Boulogne-sur-Mer. – L'officier municipal maître d'anglais. – Arrivée de Pereyra, agent du comité de salut public. – Une famille d'émigrés. – Avis important. – Arrivée de Joseph Lebon. – Liste des suspects. – Stupeur causée par les arrestations pendant la nuit. – Le perruquier Agneret. – Je suis arrêtée ainsi que la famille de lady Montaigue. On nous conduit dans la cathédrale. – La soeur de mademoiselle Desgarcins. – J'obtiens une entrevue avec Joseph Lebon. – Manière dont je me tire d'affaire. – Un bal de section.
À notre retour il y avait beaucoup d'Anglais à Boulogne-sur-Mer, et notre société fut aussi agréable et aussi paisible qu'on pouvait l'espérer à une pareille époque, jusqu'à l'arrivée d'un commissaire de la convention.
C'était un nommé Pereyra, ce même juif portugais qui avait accompagné Marat chez Talma. Je le connaissais donc de vue et de réputation; il avait de l'esprit et beaucoup d'astuce, de bonnes manières, des formes convenables; enfin c'était un homme dangereux. Il parlait parfaitement anglais. Il chercha à s'introduire dans plusieurs maisons anglaises, ce qui ne lui fut pas difficile. Quelqu'un me dit d'avertir mes amis de prendre garde à ce qu'ils diraient devant lui, parce que c'était un espion du comité de salut public. Je m'en doutais du reste, car j'avais remarqué qu'à table il trouvait le moyen de griser promptement ces messieurs, et que tout en buvant autant et même plus qu'eux, il conservait toute sa tête et son sang-froid. Je les en avertis plusieurs fois; mais ce Pereyra profitait de l'usage qui oblige les dames de quitter la table, au dessert, tandis que les hommes restent à fumer, à boire et à parler politique. Plusieurs de ceux qui furent arrêtés dans la suite ne le durent qu'à cette circonstance.
Quant à moi, il cherchait à m'effrayer sur le sort à venir des personnes de ma connaissance ou de mes amis, peut-être dans l'espoir de me faire parler aussi, mais nous jouions au plus fin, car je causais volontiers avec lui dans la même intention. Il y avait à Boulogne une famille d'émigrés; je ne la connaissais pas, mais lorsque nous nous rencontrions à la promenade nous nous saluions. Pereyra parlant souvent d'eux, je cherchai l'occasion de leur dire en passant un mot, pour les avertir de se tenir sur leurs gardes.
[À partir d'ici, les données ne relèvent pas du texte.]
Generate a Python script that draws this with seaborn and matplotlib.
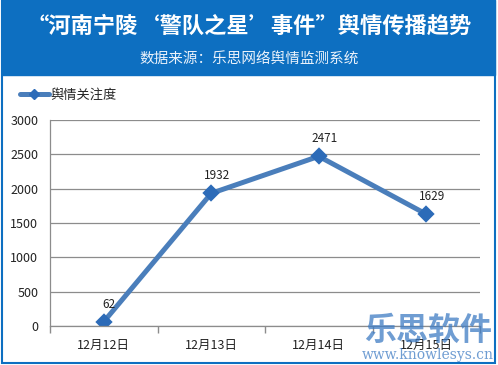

Je fus assez long-temps sans pouvoir y parvenir: enfin, un jour que Pereyra me plaisantait, en les appelant mes amis, car il avait remarqué que je leur portais intérêt, je cherchai à lui faire dire quelque chose de plus.
– Que pourrait-il donc leur arriver de si fâcheux, s'ils étaient arrêtés? lui dis-je en m'efforçant de sourire.
– Ah! une misère! ils seraient fusillés.
Je fis un mouvement.
– Je croyais qu'ils seraient seulement enfermés jusqu'à la paix, repris-je.
– Du tout; la loi sur les émigrés est précise. Il n'en manque pas ici: c'est le foyer de l'émigration.
Je fus fort effrayée, et il me sembla que je me ferais un reproche toute ma vie, s'il leur arrivait malheur. J'écrivis au crayon, sur un petit morceau de papier: «Ne restez pas ici, vous seriez arrêtés.»